Data items
━━━━━━━━
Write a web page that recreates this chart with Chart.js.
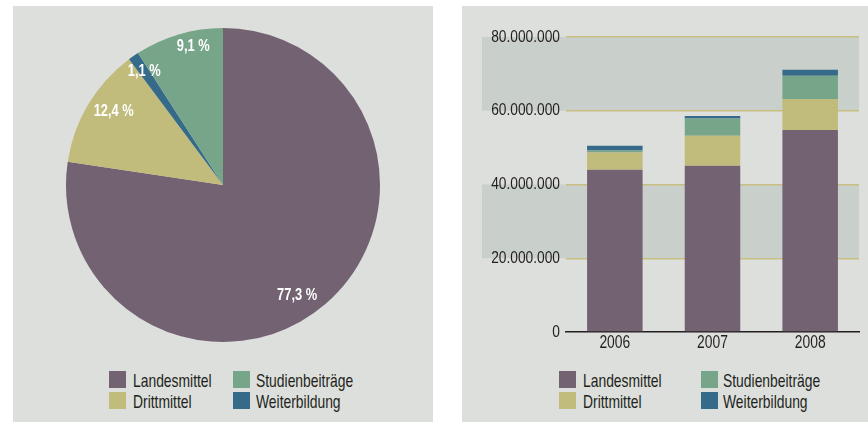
<!DOCTYPE html>
<html>
<head>
<meta charset="utf-8">
<script src="https://cdn.jsdelivr.net/npm/chart.js@4"></script>
<style>
  body { margin: 0; background: #fff; width: 868px; height: 422px; position: relative; overflow: hidden;
         font-family: "Liberation Sans", Arial, sans-serif; }
  .panel { position: absolute; background: #dcdfdb; }
  #left { left: 13px; top: 6px; width: 420px; height: 416px; }
  #right { left: 462px; top: 6px; width: 406px; height: 416px; }
  canvas { position: absolute; }
  .legend { position: absolute; top: 364px; font-size: 18.5px; line-height: 21px; color: #231f20; }
  .item { position: absolute; white-space: nowrap; }
  .item i { position: absolute; left: 0; top: 1px; width: 17px; height: 17px; }
  .item span { position: absolute; transform: scaleX(0.75); transform-origin: 0 0; }
</style>
</head>
<body>
<div class="panel" id="left">
  <canvas id="pie-chart"></canvas>
  <div class="legend" id="pie-legend"></div>
</div>
<div class="panel" id="right">
  <canvas id="bar-chart"></canvas>
  <div class="legend" id="bar-legend"></div>
</div>
<script>
const $ = (id) => document.getElementById(id);

// Anteile (Kreisdiagramm), im Uhrzeigersinn ab 12 Uhr
const pieLabels = ["Landesmittel", "Drittmittel", "Weiterbildung", "Studienbeiträge"];
const pieValues = [77.3, 12.4, 1.1, 9.1];

// Entwicklung 2006–2008 (gestapelte Säulen)
const years = ["2006", "2007", "2008"];
const landesmittel = [44000000, 45100000, 54800000];
const drittmittel = [4700000, 8100000, 8400000];
const studienbeitraege = [500000, 4700000, 6300000];
const weiterbildung = [1300000, 700000, 1600000];
const yTicks = [0, 20000000, 40000000, 60000000, 80000000];

const COLORS = {
  Landesmittel: "#736272",
  Drittmittel: "#c1bc7b",
  "Studienbeiträge": "#77a589",
  Weiterbildung: "#356b89",
};
const FONT = "'Liberation Sans', Arial, sans-serif";
const INK = "#231f20";

function formatDots(n) {
  return String(n).replace(/\B(?=(\d{3})+(?!\d))/g, ".");
}

// schmale Schrift wie im Original: horizontal gestaucht
function narrowText(ctx, text, x, y, align, sx) {
  ctx.save();
  ctx.translate(x, y);
  ctx.scale(sx, 1);
  ctx.textAlign = align;
  ctx.fillText(text, 0, 0);
  ctx.restore();
}

function renderLegend(el, cols) {
  // cols: [squareX, textX] relative to panel; two columns, two rows
  const order = [["Landesmittel", "Drittmittel"], ["Studienbeiträge", "Weiterbildung"]];
  el.innerHTML = "";
  order.forEach((names, c) => {
    names.forEach((name, r) => {
      const d = document.createElement("div");
      d.className = "item";
      d.style.left = cols[c][0] + "px";
      d.style.top = r * 21 + "px";
      d.innerHTML = `<i style="background:${COLORS[name]}"></i><span style="left:${cols[c][1] - cols[c][0]}px">${name}</span>`;
      el.appendChild(d);
    });
  });
}

// Prozentlabels in den Segmenten
const labelPos = { along: [0.525, 0.57, 0.5, 0.63], radius: [0.85, 0.84, 0.88, 0.9] };
const pieLabelPlugin = {
  id: "pieLabels",
  afterDatasetsDraw(chart) {
    const ctx = chart.ctx;
    const arcs = chart.getDatasetMeta(0).data;
    ctx.save();
    ctx.fillStyle = "#ffffff";
    ctx.font = `bold 16.5px ${FONT}`;
    ctx.textBaseline = "middle";
    arcs.forEach((arc, i) => {
      const a = arc.startAngle + (arc.endAngle - arc.startAngle) * labelPos.along[i];
      const r = arc.outerRadius * labelPos.radius[i];
      const txt = pieValues[i].toFixed(1).replace(".", ",") + " %";
      narrowText(ctx, txt, arc.x + Math.cos(a) * r, arc.y + Math.sin(a) * r, "center", 0.78);
    });
    ctx.restore();
  },
};

// Hinterlegte Bänder zwischen jeder zweiten Gitterlinie
const bandPlugin = {
  id: "bands",
  beforeDraw(chart) {
    const y = chart.scales.y;
    const ctx = chart.ctx;
    const left = 20;
    ctx.save();
    ctx.fillStyle = "#c9cfca";
    for (let i = 1; i < yTicks.length - 1; i += 2) {
      const top = y.getPixelForValue(yTicks[i + 1]);
      const bottom = y.getPixelForValue(yTicks[i]);
      ctx.fillRect(left, top, chart.chartArea.right - left, bottom - top);
    }
    ctx.restore();
  },
};

// Achsenbeschriftung in schmaler Schrift
const axisLabelPlugin = {
  id: "axisLabels",
  afterDraw(chart) {
    const { x, y } = chart.scales;
    const ctx = chart.ctx;
    ctx.save();
    ctx.fillStyle = INK;
    ctx.textBaseline = "middle";
    ctx.font = `17.2px ${FONT}`;
    yTicks.forEach((v) => {
      narrowText(ctx, formatDots(v), chart.chartArea.left - 6, y.getPixelForValue(v), "right", 0.8);
    });
    ctx.font = `18.5px ${FONT}`;
    years.forEach((label, i) => {
      narrowText(ctx, label, x.getPixelForTick(i), chart.chartArea.bottom + 11, "center", 0.75);
    });
    ctx.restore();
  },
};

function renderPie() {
  const canvas = $("pie-chart");
  canvas.style.left = "40px";
  canvas.style.top = "9px";
  canvas.width = 340;
  canvas.height = 340;
  new Chart(canvas.getContext("2d"), {
    type: "pie",
    data: {
      labels: pieLabels,
      datasets: [{
        data: pieValues,
        backgroundColor: pieLabels.map((l) => COLORS[l]),
        borderWidth: 0,
      }],
    },
    options: {
      responsive: false,
      animation: false,
      layout: { padding: 13 },
      plugins: { legend: { display: false }, tooltip: { enabled: false } },
    },
    plugins: [pieLabelPlugin],
  });
}

function renderBars() {
  const canvas = $("bar-chart");
  canvas.style.left = "0px";
  canvas.style.top = "0px";
  canvas.width = 406;
  canvas.height = 360;
  const series = [
    ["Landesmittel", landesmittel],
    ["Drittmittel", drittmittel],
    ["Studienbeiträge", studienbeitraege],
    ["Weiterbildung", weiterbildung],
  ];
  new Chart(canvas.getContext("2d"), {
    type: "bar",
    data: {
      labels: years,
      datasets: series.map(([name, data]) => ({
        label: name,
        data,
        backgroundColor: COLORS[name],
        borderWidth: 0,
        categoryPercentage: 0.98,
        barPercentage: 0.58,
      })),
    },
    options: {
      responsive: false,
      animation: false,
      layout: { padding: { top: 31, right: 9, left: 0, bottom: 0 } },
      scales: {
        x: {
          stacked: true,
          grid: { display: false },
          border: { display: true, color: INK, width: 1.5 },
          ticks: { display: false },
          afterFit: (s) => { s.height = 34; },
        },
        y: {
          stacked: true,
          min: 0,
          max: 80000000,
          afterBuildTicks: (s) => { s.ticks = yTicks.map((v) => ({ value: v })); },
          grid: {
            drawTicks: false,
            color: (c) => (c.tick && c.tick.value === 0 ? "rgba(0,0,0,0)" : "#c8bf80"),
            lineWidth: 1.5,
          },
          border: { display: false },
          ticks: { display: false },
          afterFit: (s) => { s.width = 104; },
        },
      },
      plugins: { legend: { display: false }, tooltip: { enabled: false } },
    },
    plugins: [bandPlugin, axisLabelPlugin],
  });
}

renderPie();
renderBars();
renderLegend($("pie-legend"), [[96, 120], [220, 243]]);
renderLegend($("bar-legend"), [[97, 121], [239, 261]]);
</script>
</body>
</html>
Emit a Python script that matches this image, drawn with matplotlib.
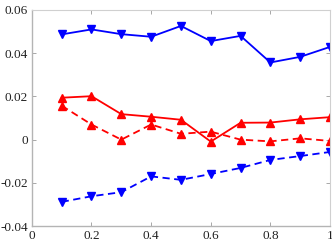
━━━━━━━━
* **PROBLEM STATEMENT**:
Without the pictures, repeat the listing above exactly.

* **THE SOLUTION**:
Write a web page that recreates this chart with Chart.js.
<!DOCTYPE html>
<html>
<head>
<meta charset="utf-8">
<script src="https://cdn.jsdelivr.net/npm/chart.js@4"></script>
<style>
  body { margin: 0; background: #fff; width: 868px; height: 422px; position: relative; overflow: hidden;
         font-family: "Liberation Sans", Arial, sans-serif; }
  .panel { position: absolute; background: #dcdfdb; }
  #left { left: 13px; top: 6px; width: 420px; height: 416px; }
  #right { left: 462px; top: 6px; width: 406px; height: 416px; }
  canvas { position: absolute; }
  .legend { position: absolute; top: 364px; font-size: 18.5px; line-height: 21px; color: #231f20; }
  .item { position: absolute; white-space: nowrap; }
  .item i { position: absolute; left: 0; top: 1px; width: 17px; height: 17px; }
  .item span { position: absolute; transform: scaleX(0.75); transform-origin: 0 0; }
</style>
</head>
<body>
<div class="panel" id="left">
  <canvas id="pie-chart"></canvas>
  <div class="legend" id="pie-legend"></div>
</div>
<div class="panel" id="right">
  <canvas id="bar-chart"></canvas>
  <div class="legend" id="bar-legend"></div>
</div>
<script>
const $ = (id) => document.getElementById(id);

// Anteile (Kreisdiagramm), im Uhrzeigersinn ab 12 Uhr
const pieLabels = ["Landesmittel", "Drittmittel", "Weiterbildung", "Studienbeiträge"];
const pieValues = [77.3, 12.4, 1.1, 9.1];

// Entwicklung 2006–2008 (gestapelte Säulen)
const years = ["2006", "2007", "2008"];
const landesmittel = [44000000, 45100000, 54800000];
const drittmittel = [4700000, 8100000, 8400000];
const studienbeitraege = [500000, 4700000, 6300000];
const weiterbildung = [1300000, 700000, 1600000];
const yTicks = [0, 20000000, 40000000, 60000000, 80000000];

const COLORS = {
  Landesmittel: "#736272",
  Drittmittel: "#c1bc7b",
  "Studienbeiträge": "#77a589",
  Weiterbildung: "#356b89",
};
const FONT = "'Liberation Sans', Arial, sans-serif";
const INK = "#231f20";

function formatDots(n) {
  return String(n).replace(/\B(?=(\d{3})+(?!\d))/g, ".");
}

// schmale Schrift wie im Original: horizontal gestaucht
function narrowText(ctx, text, x, y, align, sx) {
  ctx.save();
  ctx.translate(x, y);
  ctx.scale(sx, 1);
  ctx.textAlign = align;
  ctx.fillText(text, 0, 0);
  ctx.restore();
}

function renderLegend(el, cols) {
  // cols: [squareX, textX] relative to panel; two columns, two rows
  const order = [["Landesmittel", "Drittmittel"], ["Studienbeiträge", "Weiterbildung"]];
  el.innerHTML = "";
  order.forEach((names, c) => {
    names.forEach((name, r) => {
      const d = document.createElement("div");
      d.className = "item";
      d.style.left = cols[c][0] + "px";
      d.style.top = r * 21 + "px";
      d.innerHTML = `<i style="background:${COLORS[name]}"></i><span style="left:${cols[c][1] - cols[c][0]}px">${name}</span>`;
      el.appendChild(d);
    });
  });
}

// Prozentlabels in den Segmenten
const labelPos = { along: [0.525, 0.57, 0.5, 0.63], radius: [0.85, 0.84, 0.88, 0.9] };
const pieLabelPlugin = {
  id: "pieLabels",
  afterDatasetsDraw(chart) {
    const ctx = chart.ctx;
    const arcs = chart.getDatasetMeta(0).data;
    ctx.save();
    ctx.fillStyle = "#ffffff";
    ctx.font = `bold 16.5px ${FONT}`;
    ctx.textBaseline = "middle";
    arcs.forEach((arc, i) => {
      const a = arc.startAngle + (arc.endAngle - arc.startAngle) * labelPos.along[i];
      const r = arc.outerRadius * labelPos.radius[i];
      const txt = pieValues[i].toFixed(1).replace(".", ",") + " %";
      narrowText(ctx, txt, arc.x + Math.cos(a) * r, arc.y + Math.sin(a) * r, "center", 0.78);
    });
    ctx.restore();
  },
};

// Hinterlegte Bänder zwischen jeder zweiten Gitterlinie
const bandPlugin = {
  id: "bands",
  beforeDraw(chart) {
    const y = chart.scales.y;
    const ctx = chart.ctx;
    const left = 20;
    ctx.save();
    ctx.fillStyle = "#c9cfca";
    for (let i = 1; i < yTicks.length - 1; i += 2) {
      const top = y.getPixelForValue(yTicks[i + 1]);
      const bottom = y.getPixelForValue(yTicks[i]);
      ctx.fillRect(left, top, chart.chartArea.right - left, bottom - top);
    }
    ctx.restore();
  },
};

// Achsenbeschriftung in schmaler Schrift
const axisLabelPlugin = {
  id: "axisLabels",
  afterDraw(chart) {
    const { x, y } = chart.scales;
    const ctx = chart.ctx;
    ctx.save();
    ctx.fillStyle = INK;
    ctx.textBaseline = "middle";
    ctx.font = `17.2px ${FONT}`;
    yTicks.forEach((v) => {
      narrowText(ctx, formatDots(v), chart.chartArea.left - 6, y.getPixelForValue(v), "right", 0.8);
    });
    ctx.font = `18.5px ${FONT}`;
    years.forEach((label, i) => {
      narrowText(ctx, label, x.getPixelForTick(i), chart.chartArea.bottom + 11, "center", 0.75);
    });
    ctx.restore();
  },
};

function renderPie() {
  const canvas = $("pie-chart");
  canvas.style.left = "40px";
  canvas.style.top = "9px";
  canvas.width = 340;
  canvas.height = 340;
  new Chart(canvas.getContext("2d"), {
    type: "pie",
    data: {
      labels: pieLabels,
      datasets: [{
        data: pieValues,
        backgroundColor: pieLabels.map((l) => COLORS[l]),
        borderWidth: 0,
      }],
    },
    options: {
      responsive: false,
      animation: false,
      layout: { padding: 13 },
      plugins: { legend: { display: false }, tooltip: { enabled: false } },
    },
    plugins: [pieLabelPlugin],
  });
}

function renderBars() {
  const canvas = $("bar-chart");
  canvas.style.left = "0px";
  canvas.style.top = "0px";
  canvas.width = 406;
  canvas.height = 360;
  const series = [
    ["Landesmittel", landesmittel],
    ["Drittmittel", drittmittel],
    ["Studienbeiträge", studienbeitraege],
    ["Weiterbildung", weiterbildung],
  ];
  new Chart(canvas.getContext("2d"), {
    type: "bar",
    data: {
      labels: years,
      datasets: series.map(([name, data]) => ({
        label: name,
        data,
        backgroundColor: COLORS[name],
        borderWidth: 0,
        categoryPercentage: 0.98,
        barPercentage: 0.58,
      })),
    },
    options: {
      responsive: false,
      animation: false,
      layout: { padding: { top: 31, right: 9, left: 0, bottom: 0 } },
      scales: {
        x: {
          stacked: true,
          grid: { display: false },
          border: { display: true, color: INK, width: 1.5 },
          ticks: { display: false },
          afterFit: (s) => { s.height = 34; },
        },
        y: {
          stacked: true,
          min: 0,
          max: 80000000,
          afterBuildTicks: (s) => { s.ticks = yTicks.map((v) => ({ value: v })); },
          grid: {
            drawTicks: false,
            color: (c) => (c.tick && c.tick.value === 0 ? "rgba(0,0,0,0)" : "#c8bf80"),
            lineWidth: 1.5,
          },
          border: { display: false },
          ticks: { display: false },
          afterFit: (s) => { s.width = 104; },
        },
      },
      plugins: { legend: { display: false }, tooltip: { enabled: false } },
    },
    plugins: [bandPlugin, axisLabelPlugin],
  });
}

renderPie();
renderBars();
renderLegend($("pie-legend"), [[96, 120], [220, 243]]);
renderLegend($("bar-legend"), [[97, 121], [239, 261]]);
</script>
</body>
</html>
Emit a Python script that matches this image, drawn with matplotlib.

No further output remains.